An internal review conducted by Activision Blizzard has found no evidence of executive's ignoring harassment reports, the company announced Thursday.

"Contrary to many of the allegations, the board and its external advisors have determined that there is no evidence to suggest that Activision Blizzard senior executives ever intentionally ignored or attempted to downplay the instances of gender harassment that occurred and were reported," reads the summary of the report Activision Blizzard released publicly.

Activision Blizzard says its board members brought on "external advisors" to aid in its review of past incidents of harassment, going over source documents such as notes from interviews with involved employees. They also conducted additional interviews with current and former employees.

"Contrary to many of the allegations, the Board and its external advisors have determined that there is no evidence to suggest that Activision Blizzard senior executives ever intentionally ignored or attempted to downplay the instances of gender harassment that occurred and were reported. That work also has not unearthed any evidence, directly or indirectly, suggesting any attempt by any senior executive or employee to conceal information from the Board," reads the summary.

The report does not address reporting by the Wall Street Journal indicating CEO Bobby Kotick overruled a decision by the HR department that a co-head of its studio, Treyarch, be fired over an allegation of sexual harassment. Instead, it says the company has "appropriately disciplined and exited employees to ensure that our practices match our policies."

Neither does the company address a report that Kotick himself had threatened to have an assistant killed, nor an arbitration settlement Kotick made with a flight attendant on a private jet he co-owned who claimed he fired her as retaliation for complaining about sexual harassment. Kotick has previously apologized for the former incident.

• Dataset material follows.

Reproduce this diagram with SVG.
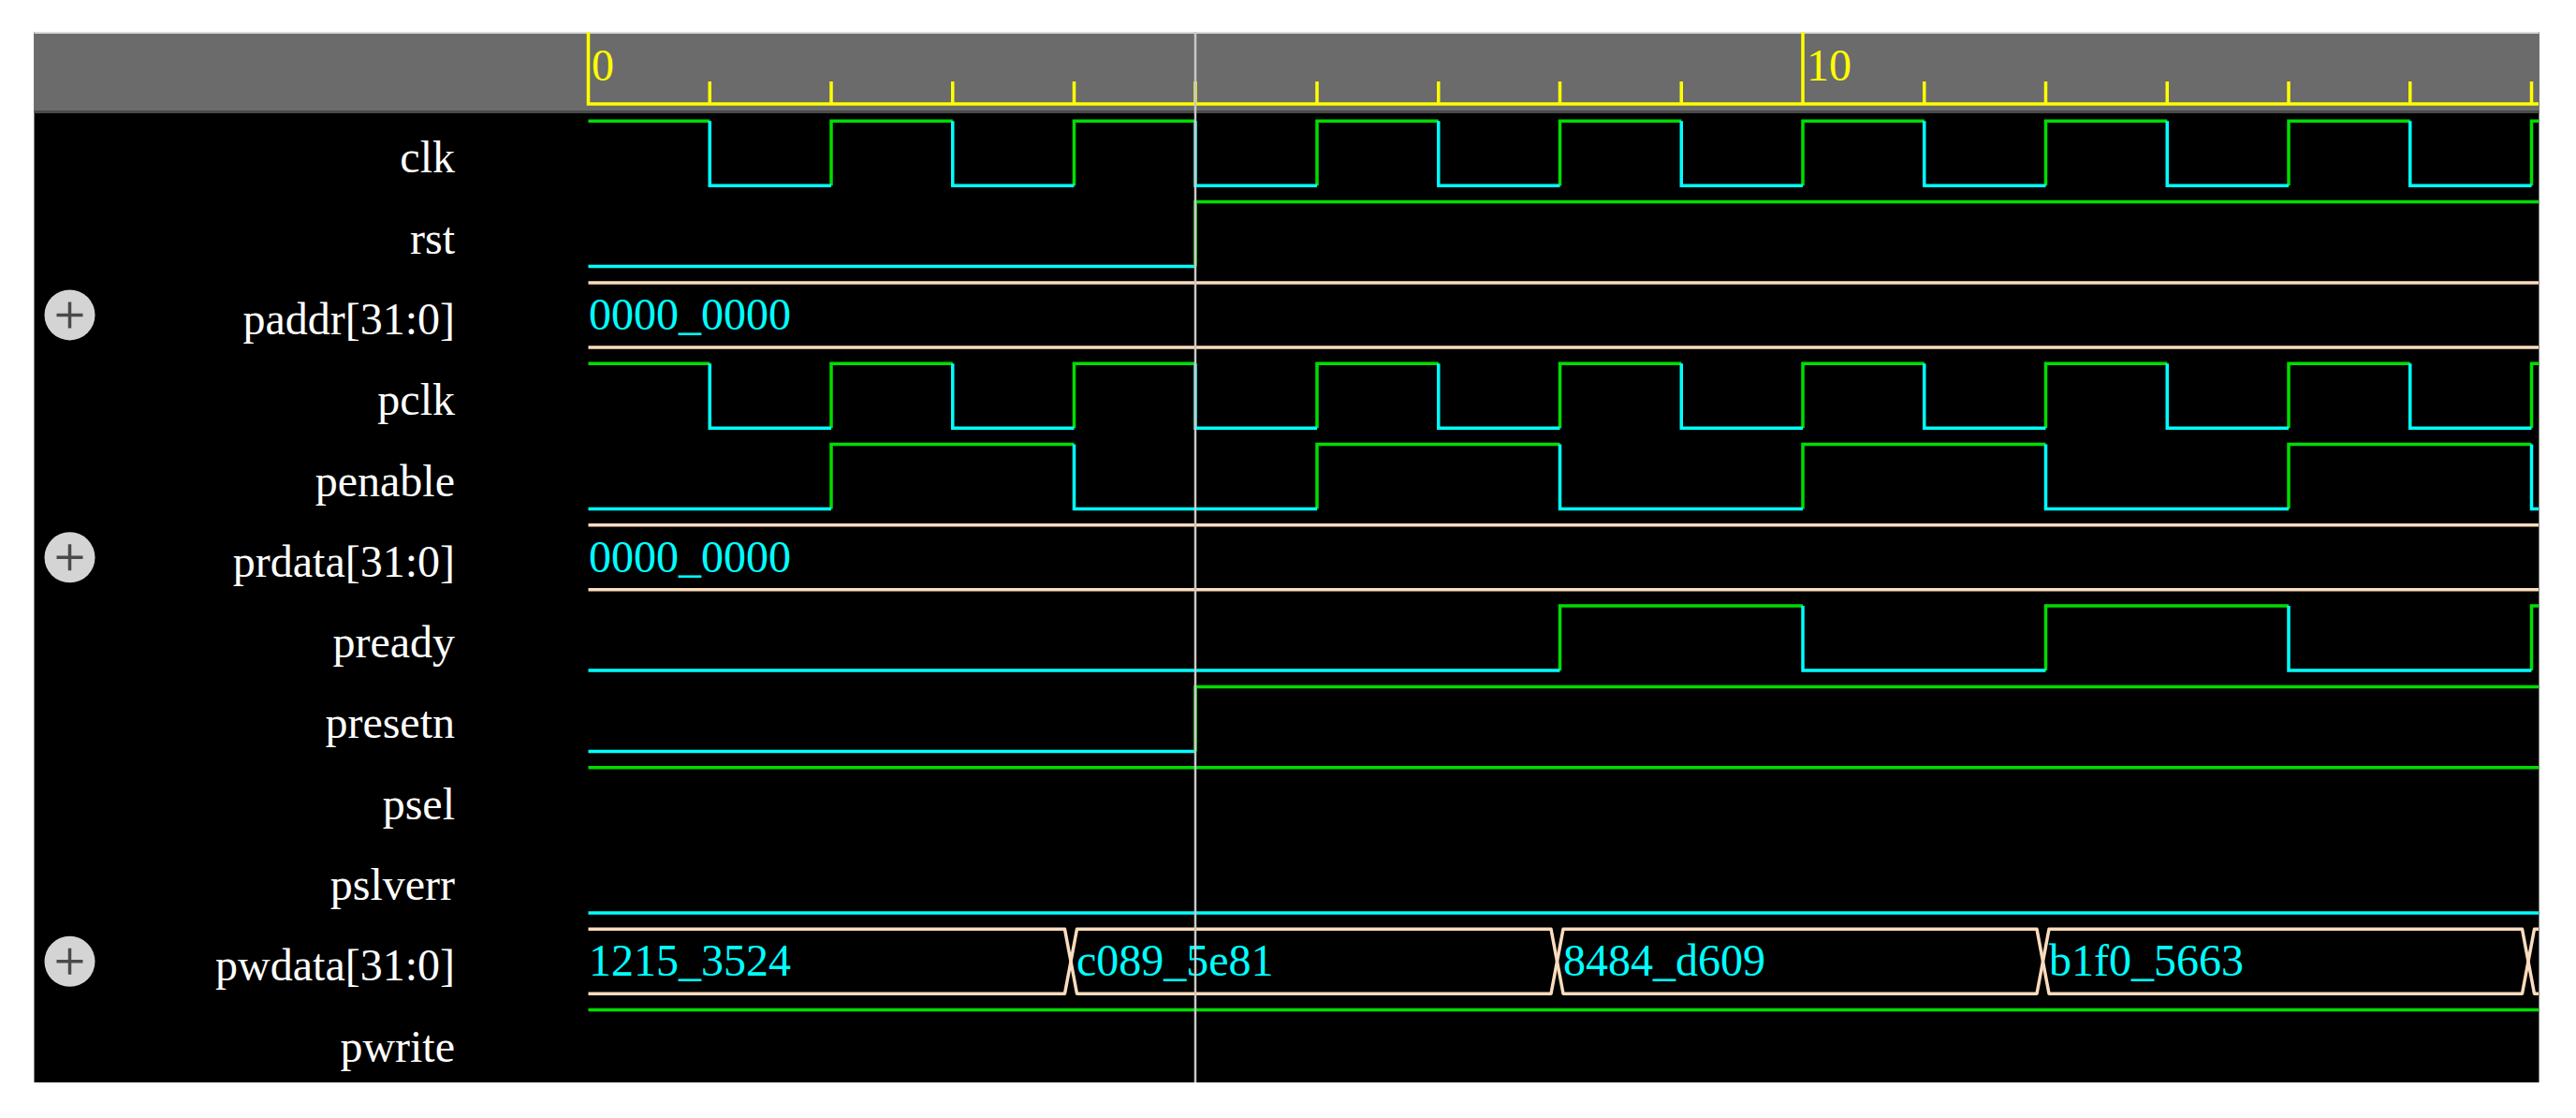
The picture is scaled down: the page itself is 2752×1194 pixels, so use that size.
<svg xmlns="http://www.w3.org/2000/svg" width="2752" height="1194" viewBox="0 0 2752 1194">
<style>
.lbl{font-family:"Liberation Serif","Times New Roman",serif;font-size:48px;fill:#ffffff;text-anchor:end}
.val{font-family:"Liberation Serif","Times New Roman",serif;font-size:48px;fill:#00ffff}
.axl{font-family:"Liberation Serif","Times New Roman",serif;font-size:48px;fill:#ffff00}
.hi{fill:none;stroke:#00dd00;stroke-width:3.5}
.lo{fill:none;stroke:#00ffff;stroke-width:3.5}
.bus{fill:none;stroke:#fbdcbc;stroke-width:3.5;stroke-linejoin:round}
.ax{stroke:#ffff00;stroke-width:3.5;fill:none}
.exp circle{fill:#d4d4d4}
.exp path{stroke:#4a4a4a;stroke-width:3.5;fill:none}
</style>
<defs>
<clipPath id="wave"><rect x="626" y="120" width="2086" height="1036"/></clipPath>
<path id="clkHi" d="M628.5,0 H758.25 M888,69 V0 H1017.75 M1147.5,69 V0 H1277 M1407,69 V0 H1536.75 M1666.5,69 V0 H1796.25 M1926,69 V0 H2055.75 M2185.5,69 V0 H2315.25 M2445,69 V0 H2574.75 M2704.5,69 V0 H2712"/>
<path id="clkLo" d="M758.25,0 V69 H888 M1017.75,0 V69 H1147.5 M1277,0 V69 H1407 M1536.75,0 V69 H1666.5 M1796.25,0 V69 H1926 M2055.75,0 V69 H2185.5 M2315.25,0 V69 H2445 M2574.75,0 V69 H2704.5"/>
<g id="plus" class="exp"><circle cx="0" cy="0" r="27"/><path d="M-14,0 H14 M0,-14 V14"/></g>
</defs>
<rect x="0" y="0" width="2752" height="1194" fill="#ffffff"/>
<g id="panel">
<rect x="36.5" y="34" width="2676" height="1122" fill="#000000"/>
<rect x="36.5" y="34" width="2676" height="85" fill="#6b6b6b"/>
<line x1="36.5" y1="35" x2="2712.5" y2="35" stroke="#d8d8d8" stroke-width="2"/>
<line x1="36.5" y1="119.5" x2="2712.5" y2="119.5" stroke="#4a4a4a" stroke-width="3"/>
</g>
<g id="axis">
<path class="ax" d="M628.5,34 V111 H2712 M1926,34 V111 M758.25,87 V111 M888,87 V111 M1017.75,87 V111 M1147.5,87 V111 M1277,87 V111 M1407,87 V111 M1536.75,87 V111 M1666.5,87 V111 M1796.25,87 V111 M2055.75,87 V111 M2185.5,87 V111 M2315.25,87 V111 M2445,87 V111 M2574.75,87 V111 M2704.5,87 V111"/>
<text class="axl" x="632" y="86">0</text>
<text class="axl" x="1930" y="86">10</text>
</g>
<g id="labels">
<text class="lbl" x="486" y="184.3">clk</text>
<text class="lbl" x="486" y="270.6">rst</text>
<text class="lbl" x="486" y="356.9">paddr[31:0]</text>
<text class="lbl" x="486" y="443.2">pclk</text>
<text class="lbl" x="486" y="529.5">penable</text>
<text class="lbl" x="486" y="615.8">prdata[31:0]</text>
<text class="lbl" x="486" y="702.1">pready</text>
<text class="lbl" x="486" y="788.4">presetn</text>
<text class="lbl" x="486" y="874.7">psel</text>
<text class="lbl" x="486" y="961">pslverr</text>
<text class="lbl" x="486" y="1047.3">pwdata[31:0]</text>
<text class="lbl" x="486" y="1133.6">pwrite</text>
<use href="#plus" x="74.5" y="336.4"/>
<use href="#plus" x="74.5" y="595.3"/>
<use href="#plus" x="74.5" y="1026.8"/>
</g>
<g id="waves" clip-path="url(#wave)">
<g id="sig-clk" transform="translate(0,129.3)"><use href="#clkHi" class="hi"/><use href="#clkLo" class="lo"/></g>
<g id="sig-rst" transform="translate(0,215.6)"><path class="lo" d="M628.5,69 H1277"/><path class="hi" d="M1277,69 V0 H2712"/></g>
<g id="sig-paddr" transform="translate(0,301.9)"><path class="bus" d="M628.5,0 H2712 M628.5,69 H2712"/><text class="val" x="629" y="50.1">0000_0000</text></g>
<g id="sig-pclk" transform="translate(0,388.2)"><use href="#clkHi" class="hi"/><use href="#clkLo" class="lo"/></g>
<g id="sig-penable" transform="translate(0,474.5)"><path class="hi" d="M888,69 V0 H1147.5 M1407,69 V0 H1666.5 M1926,69 V0 H2185.5 M2445,69 V0 H2704.5"/><path class="lo" d="M628.5,69 H888 M1147.5,0 V69 H1407 M1666.5,0 V69 H1926 M2185.5,0 V69 H2445 M2704.5,0 V69 H2712"/></g>
<g id="sig-prdata" transform="translate(0,560.8)"><path class="bus" d="M628.5,0 H2712 M628.5,69 H2712"/><text class="val" x="629" y="50.1">0000_0000</text></g>
<g id="sig-pready" transform="translate(0,647.1)"><path class="hi" d="M1666.5,69 V0 H1926 M2185.5,69 V0 H2445 M2704.5,69 V0 H2712"/><path class="lo" d="M628.5,69 H1666.5 M1926,0 V69 H2185.5 M2445,0 V69 H2704.5"/></g>
<g id="sig-presetn" transform="translate(0,733.4)"><path class="lo" d="M628.5,69 H1277"/><path class="hi" d="M1277,69 V0 H2712"/></g>
<g id="sig-psel" transform="translate(0,819.7)"><path class="hi" d="M628.5,0 H2712"/></g>
<g id="sig-pslverr" transform="translate(0,906)"><path class="lo" d="M628.5,69 H2712"/></g>
<g id="sig-pwdata" transform="translate(0,992.3)">
<path class="bus" d="M628.5,0 H1137.5 L1144,34.5 L1137.5,69 H628.5"/>
<path class="bus" d="M1150.5,0 H1657 L1663.5,34.5 L1657,69 H1150.5 L1144,34.5 Z"/>
<path class="bus" d="M1670,0 H2176 L2182.5,34.5 L2176,69 H1670 L1663.5,34.5 Z"/>
<path class="bus" d="M2189,0 H2694.5 L2701,34.5 L2694.5,69 H2189 L2182.5,34.5 Z"/>
<path class="bus" d="M2730,0 H2707.5 L2701,34.5 L2707.5,69 H2730"/>
<text class="val" x="629" y="50.2">1215_3524</text>
<text class="val" x="1150" y="50.2">c089_5e81</text>
<text class="val" x="1670" y="50.2">8484_d609</text>
<text class="val" x="2189" y="50.2">b1f0_5663</text>
</g>
<g id="sig-pwrite" transform="translate(0,1078.6)"><path class="hi" d="M628.5,0 H2712"/></g>
</g>
<g id="cursor"><line x1="1277" y1="34" x2="1277" y2="1156" stroke="#c8c8c8" stroke-width="2.5"/></g>
</svg>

The report makes a point of attacking the California Department of Fair Employment and Housing for, in Activision Blizzard's view, making "highly inflammatory, made-for-press allegations," and going beyond the remit of its original lawsuit against the company. The tone is similar to that Activision Blizzard deployed when the lawsuit was initially announced, when it described the suit as "meritless and irresponsible." More than 2,000 current and former Activision Blizzard employees signed a letter condemning that response, and Kotick apologized for it in a subsequent open letter.

Activision Blizzard's report took issue with the media's coverage of the multiple lawsuits against it for workplace violations, calling it an "unrelenting barrage of media criticism that attempts to paint the entire Company (and many innocent employees) with the stain of a very small portion of our employee population who engaged in bad behavior and were discipline for it."

"Like any organization that has employed over 25,000 employees over the last decade, Activision Blizzard can always improve. As the leadership team has acknowledged many times over the past year, there have been instances where the standards we set for ourselves have not been met and people were let down. But we are not a company that looks the other way. We learn from our experiences to get better. And we are better and stronger and even more committed to an exemplary workplace because of the experiences of the last year," the report reads.

Activision Blizzard settled a sexual harassment and discrimination lawsuit with the Equal Employment Opportunity Commission earlier this year. It remains engaged in one filed by the DFEH. A group of 12 current and former employees formed an anti-discrimination committee for the company in May.

"At the end of the day, I would like to go into work and not have to think about anything but my work," committee member and Blizzard senior motion graphic designer Emily Knief told The Washington Post at the time. "But based on everything that has been happening, even well before it broke through the headlines, it has been taking up a sizable portion of my day, having to think about the inaction of leadership."

Activision Blizzard still has yet to respond to the committee's demands.